Top California Wineries Are Taking Their Tasting Rooms to the Midwest

You don't have to head to Napa for a wine country tasting room experience.

The Oakville Grill & Cellar rendering

Lettuce Entertain You

The old saying goes, if you can’t make it to wine country, bring wine country to you. OK, maybe no one has ever said that, but if they did, that might be the slogan for a first-of-its-kind restaurant opening in Chicago this spring. 

When The Oakville Grill & Cellar, the latest concept from Lettuce Entertain You Enterprises (LEYE), opens its doors in Chicago’s Fulton Market neighborhood sometime this spring, it will evoke the best of not only Napa Valley — as the name Oakville might suggest — but all of California wine country. That means sourcing the highest-quality ingredients from ranches and farms throughout the state, but also from the Midwest. Most importantly, it means having a wine list dedicated entirely to showcasing wine from the Golden State. 

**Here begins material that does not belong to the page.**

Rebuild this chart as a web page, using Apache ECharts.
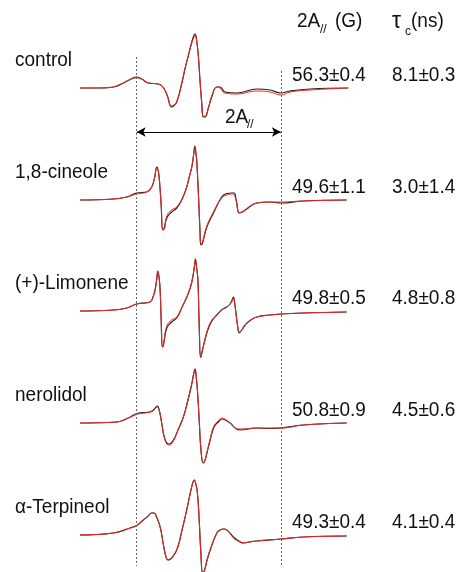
<!DOCTYPE html>
<html>
<head>
<meta charset="utf-8">
<script src="https://cdn.jsdelivr.net/npm/echarts@6/dist/echarts.min.js"></script>
<style>
html, body { margin: 0; padding: 0; background: #fff; }
#epr_chart { width: 457px; height: 572px; }
</style>
</head>
<body>
<div id="epr_chart"></div>
<script>
// sample labels and fitted parameters (right-hand columns)
var sampleNames = ['control', '1,8-cineole', '(+)-Limonene', 'nerolidol', 'α-Terpineol'];
var a2Values = ['56.3±0.4', '49.6±1.1', '49.8±0.5', '50.8±0.9', '49.3±0.4'];
var tauValues = ['8.1±0.3', '3.0±1.4', '4.8±0.8', '4.5±0.6', '4.1±0.4'];

// outer extrema of the control spectrum (G), marked by the dashed lines
var a2Left = 22.2;
var a2Right = 78.7;

// spectra: field (G, from start of sweep), experimental (black) and simulated (red) intensity, a.u.
var controlField = [0, 7.8, 13.1, 17.0, 20.0, 22.2, 24.2, 26.8, 30.7, 32.5, 34.1, 35.9, 36.8, 37.9, 39.9, 41.2, 42.5, 43.8, 44.7, 45.1, 45.7, 46.4, 47.0, 47.7, 48.3, 49.0, 50.3, 51.6, 53.6, 54.9, 56.8, 61.4, 69.3, 74.5, 78.7, 82.3, 90.2, 105.1];
var controlExp = [0, 0, 0.1, 0.5, 0.9, 1.1, 0.9, 0.5, 0.4, 0.1, -0.7, -1.9, -1.75, -1.4, 0.5, 2.0, 3.3, 4.6, 5.3, 5.4, 4.8, 3.1, 0.8, -1.5, -2.9, -2.9, -2.0, -0.9, 0.1, 0.1, -0.4, -0.5, -0.1, -0.2, -0.5, -0.3, -0.1, 0];
var controlSim = [0, 0, 0.1, 0.5, 0.9, 1.0, 0.9, 0.5, 0.4, 0.1, -0.7, -1.8, -1.7, -1.4, 0.5, 2.0, 3.3, 4.5, 5.1, 5.2, 4.7, 3.1, 0.8, -1.5, -2.8, -2.8, -2.0, -0.8, 0.1, 0.0, -0.5, -0.6, -0.3, -0.4, -0.7, -0.4, -0.2, 0];

var cineoleField = [0, 13.1, 18.3, 22.2, 26.1, 28.1, 29.2, 30.1, 30.6, 31.1, 31.8, 32.4, 32.9, 34.0, 35.9, 37.9, 40.0, 41.8, 42.9, 43.8, 44.5, 45.0, 45.5, 45.8, 46.5, 47.0, 47.4, 48.0, 49.7, 52.3, 55.5, 57.5, 59.5, 60.4, 61.2, 62.4, 63.5, 64.7, 69.3, 74.5, 78.7, 87.5, 104.5];
var cineoleExp = [0, 0.1, 0.3, 0.7, 0.8, 1.3, 2.2, 3.3, 3.0, 2.0, -0.5, -3.0, -2.9, -1.8, -1.2, -0.8, 0.1, 1.3, 2.4, 3.3, 4.5, 5.4, 4.5, 3.7, 0.0, -3.0, -4.5, -4.3, -2.7, -1.3, 0.3, 0.65, 0.7, 0.7, 0.0, -1.3, -1.2, -1.0, -0.3, -0.2, -0.3, -0.1, 0];
var cineoleSim = [0, 0.1, 0.3, 0.6, 0.8, 1.3, 2.2, 3.2, 3.0, 2.0, -0.5, -2.9, -2.9, -1.6, -1.0, -0.7, 0.1, 1.3, 2.4, 3.3, 4.5, 5.3, 4.5, 3.7, 0.0, -3.0, -4.4, -4.2, -2.6, -1.2, 0.2, 0.5, 0.6, 0.5, -0.1, -1.3, -1.2, -1.0, -0.3, -0.2, -0.2, -0.1, 0];

var limoneneField = [0, 13.1, 18.3, 22.2, 27.4, 28.6, 29.4, 30.0, 30.5, 31.0, 31.4, 31.8, 32.3, 32.7, 34.0, 35.9, 37.9, 40.0, 42.5, 43.9, 44.9, 45.2, 45.7, 46.2, 46.7, 47.3, 48.0, 49.7, 51.4, 53.6, 55.7, 57.5, 58.8, 59.6, 60.1, 60.6, 61.1, 61.7, 62.4, 63.1, 64.7, 66.6, 69.3, 74.5, 78.7, 87.5, 104.5];
var limoneneExp = [0, 0.1, 0.3, 0.7, 0.9, 1.4, 2.1, 3.1, 4.0, 3.3, 2.1, -0.9, -3.6, -3.4, -1.7, -1.1, -0.7, 0.4, 1.8, 3.0, 4.6, 5.2, 4.3, 3.1, -1.4, -4.65, -3.9, -2.2, -1.1, -0.4, 0.15, 0.4, 0.7, 1.1, 1.4, 0.8, -0.2, -1.4, -2.2, -2.0, -1.4, -0.95, -0.6, -0.4, -0.3, -0.2, -0.1];
var limoneneSim = [0, 0.1, 0.3, 0.7, 0.9, 1.4, 2.1, 3.0, 3.9, 3.3, 2.1, -0.9, -3.6, -3.3, -1.5, -0.9, -0.6, 0.4, 1.8, 3.0, 4.6, 5.1, 4.3, 3.1, -1.4, -4.6, -3.9, -2.1, -1.0, -0.4, 0.15, 0.4, 0.7, 1.0, 1.3, 0.8, -0.2, -1.4, -2.1, -2.0, -1.4, -0.95, -0.6, -0.4, -0.3, -0.2, -0.1];

var nerolidolField = [0, 14.4, 18.9, 22.9, 25.5, 27.4, 29.0, 30.3, 31.2, 32.0, 32.9, 34.0, 34.9, 36.6, 38.4, 40.5, 42.3, 43.7, 44.7, 45.1, 45.5, 46.0, 46.7, 47.4, 48.3, 49.0, 49.8, 51.0, 52.5, 54.2, 55.7, 56.6, 58.8, 60.8, 62.7, 69.3, 74.5, 78.7, 87.5, 104.5];
var nerolidolExp = [0, 0.1, 0.5, 1.0, 1.05, 1.1, 1.35, 1.7, 1.1, 0.0, -1.3, -2.0, -2.1, -1.7, -0.7, 0.6, 2.3, 3.8, 5.1, 5.4, 4.7, 3.3, 0.3, -2.7, -4.0, -3.7, -2.9, -1.7, -0.4, 0.1, 0.4, 0.35, 0.0, -0.5, -0.7, -0.5, -0.55, -0.5, -0.2, 0];
var nerolidolSim = [0, 0.1, 0.5, 0.9, 1.0, 1.1, 1.3, 1.6, 1.1, 0.0, -1.3, -2.1, -2.2, -1.8, -0.7, 0.6, 2.3, 3.8, 5.1, 5.3, 4.7, 3.3, 0.3, -2.7, -4.0, -3.7, -2.9, -1.6, -0.3, 0.2, 0.5, 0.4, 0.0, -0.5, -0.6, -0.5, -0.5, -0.5, -0.2, 0];

var terpineolField = [0, 13.1, 19.6, 22.2, 24.8, 26.7, 28.0, 29.0, 30.0, 31.4, 32.7, 33.7, 34.5, 35.7, 37.9, 39.8, 41.8, 43.3, 44.3, 44.8, 45.3, 46.0, 46.7, 47.3, 48.1, 48.8, 49.8, 51.0, 53.6, 54.9, 56.4, 58.0, 60.1, 61.9, 64.0, 66.2, 69.3, 78.7, 87.5, 104.5];
var terpineolExp = [0, 0.2, 0.7, 0.95, 1.5, 1.9, 2.2, 2.2, 1.8, 0.8, -1.0, -2.2, -2.5, -2.35, -1.5, 0.3, 2.5, 4.3, 5.3, 5.5, 5.2, 4.2, 1.5, -1.5, -3.8, -3.5, -2.5, -1.5, 0.2, 0.5, 0.6, 0.4, -0.2, -0.55, -0.8, -0.7, -0.6, -0.4, -0.2, -0.1];
var terpineolSim = [0, 0.2, 0.7, 0.95, 1.5, 1.9, 2.2, 2.2, 1.8, 0.8, -1.0, -2.2, -2.5, -2.35, -1.5, 0.3, 2.5, 4.3, 5.3, 5.5, 5.2, 4.2, 1.5, -1.5, -3.8, -3.5, -2.5, -1.5, 0.2, 0.5, 0.6, 0.4, -0.3, -0.6, -0.8, -0.7, -0.6, -0.4, -0.2, -0.1];

var spectra = [
    { field: controlField, exp: controlExp, sim: controlSim },
    { field: cineoleField, exp: cineoleExp, sim: cineoleSim },
    { field: limoneneField, exp: limoneneExp, sim: limoneneSim },
    { field: nerolidolField, exp: nerolidolExp, sim: nerolidolSim },
    { field: terpineolField, exp: terpineolExp, sim: terpineolSim }
];

// vertical stacking of the traces (a.u.)
var stackOffset = [48.4, 37.2, 26.1, 14.9, 3.7];

var font = '"Liberation Sans", Arial, Helvetica, sans-serif';

function traceData(field, values, offset) {
    var res = [];
    for (var i = 0; i < field.length; i++) {
        res.push([field[i], offset + values[i]]);
    }
    return res;
}

var chart = echarts.init(document.getElementById('epr_chart'));

var series = [];
spectra.forEach(function (s, k) {
    series.push({
        name: sampleNames[k] + ' exp',
        type: 'line',
        data: traceData(s.field, s.exp, stackOffset[k]),
        smooth: 0.45,
        showSymbol: false,
        lineStyle: { color: '#222', width: 1.2 },
        z: 2
    });
    series.push({
        name: sampleNames[k] + ' sim',
        type: 'line',
        data: traceData(s.field, s.sim, stackOffset[k]),
        smooth: 0.45,
        showSymbol: false,
        lineStyle: { color: '#f0281e', width: 1 },
        z: 3
    });
});

// dashed guides + 2A// arrow
series.push({
    type: 'line',
    data: [],
    silent: true,
    markLine: {
        silent: true,
        symbol: ['none', 'none'],
        label: { show: false },
        lineStyle: { color: '#666', type: [2, 2], width: 1 },
        data: [
            [{ coord: [a2Left, 51.5] }, { coord: [a2Left, 0.6] }],
            [{ coord: [a2Right, 50.1] }, { coord: [a2Right, 0.6] }]
        ]
    }
});
series.push({
    type: 'line',
    data: [],
    silent: true,
    markLine: {
        silent: true,
        symbol: ['arrow', 'arrow'],
        symbolSize: [7, 9],
        label: { show: false },
        lineStyle: { color: '#000', type: 'solid', width: 1 },
        data: [
            [{ coord: [a2Left, 44.0] }, { coord: [a2Right, 44.0] }]
        ]
    }
});

chart.setOption({
    backgroundColor: '#fff',
    animation: false,
    grid: { left: 80, right: 109, top: 0, bottom: 0 },
    xAxis: { type: 'value', min: 0, max: 105, show: false },
    yAxis: { type: 'value', min: 0, max: 57.2, show: false },
    series: series
});

function txt(text, x, y, size) {
    return {
        type: 'text',
        x: x,
        y: y,
        scaleY: 1.08,
        silent: true,
        style: {
            text: text,
            font: size + 'px ' + font,
            fill: '#111',
            textVerticalAlign: 'middle',
            verticalAlign: 'middle'
        }
    };
}

var graphics = [
    txt('2A', 297, 21, 19), txt('//', 320, 29, 12), txt('(G)', 335, 21, 19),
    txt('τ', 392, 21, 23), txt('c', 405, 31, 12), txt('(ns)', 411, 21, 19),
    txt('2A', 225, 117, 19), txt('//', 247, 124, 12)
];
stackOffset.forEach(function (off, k) {
    var base = chart.convertToPixel({ gridIndex: 0 }, [0, off])[1];
    graphics.push(txt(sampleNames[k], 15, base - 28, 19));
    graphics.push(txt(a2Values[k], 292, base - 13, 19));
    graphics.push(txt(tauValues[k], 392, base - 13, 19));
});
chart.setOption({ graphic: graphics });

window.addEventListener('resize', function () {
    chart.resize();
});
</script>
</body>
</html>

LEYE wine director Richard Hanauer said this will be Chicago’s first wine list to focus entirely on wine from throughout California. To further bring California wine country to Chicago, he plans to recreate one acclaimed winery’s tasting room experience each month in the Cellar Door, an intimate six-seat setting tucked away within the 250-seat restaurant bathed in warm colors, natural textures like stone and oak wood, and earth-toned distressed leather.

BBQ Salmon from The Oakville

Lindsay Eberly

Robert Sinskey Vineyards will be the first winery featured in the Cellar Door, followed by Ridge Vineyards and Shafer. Hanauer says he wants guests to experience a tasting menu from California wineries with name recognition, at least to start. During the hour-long experience, people will taste the same flight currently being featured at that winery’s on-site tasting room; this typically comprises four to six pours, often with an extra pour of something special reserved for the tasting room experience. Like at any good tasting room, you can purchase bottles and sign up for the wine club at the end of the experience at the Cellar Door. 

“Once you step into a tasting, you’re part of that program,” Hanauer says. “I wanted to bring that experience of enjoying wine country to Chicago, which couldn’t be further removed from the vineyards.”

Apart from the tasting experience, diners in the main restaurant can delve deeper to taste what’s happening in California wine from the 750-bottle list that represents upwards of 500 wineries, and approximately 100 appellations. While half of the list will come from Sonoma and Napa counties, the rest encompasses wineries from lesser-known and emerging areas like Lodi, Anderson Valley, Paso Robles, Happy Canyon, and the Sierra Foothills. 

“What makes me happy about bringing these smaller appellations into play is they guarantee guests get a dynamic wine experience,” Hanauer says.

Hanauer is working closely with chef Max Robbins (former culinary director and managing partner at Land and Sea Dept., and executive chef of Longman & Eagle) to bring the essence of casual California dining to Chicago’s Fulton Market. Robbins’ menu includes chilled and raw bar classics, toasted sourdough with house cultured butter, and a bacon and onion pizzette. There’s also a chopped salad with California artichoke, peppers, avocado, and lemon yogurt, barbecue-glazed grilled Faroe Island salmon with stone ground grits and aged gouda, and buttermilk fried chicken with Napa Valley potato salad.

“It’s a return to the American comfort food restaurant with a casual Napa attitude and style,” Robbins said. “But it’s still very much Chicago.”

Hanauer says the team has worked to offer a balanced, casual experience where anyone can come in on a Tuesday for a casual meal and a great glass of wine, but also go big on a Saturday night to celebrate. Regardless of when someone goes in, he wants to make sure they’re finding something new every time — if they want to. 

Fried chicken and salad from The Oakville

Lindsay Eberly

“The big deal is I want to make sure California wine is really represented,” he says. “There are so many genres and styles of California wine and they all deserve their due and attention.”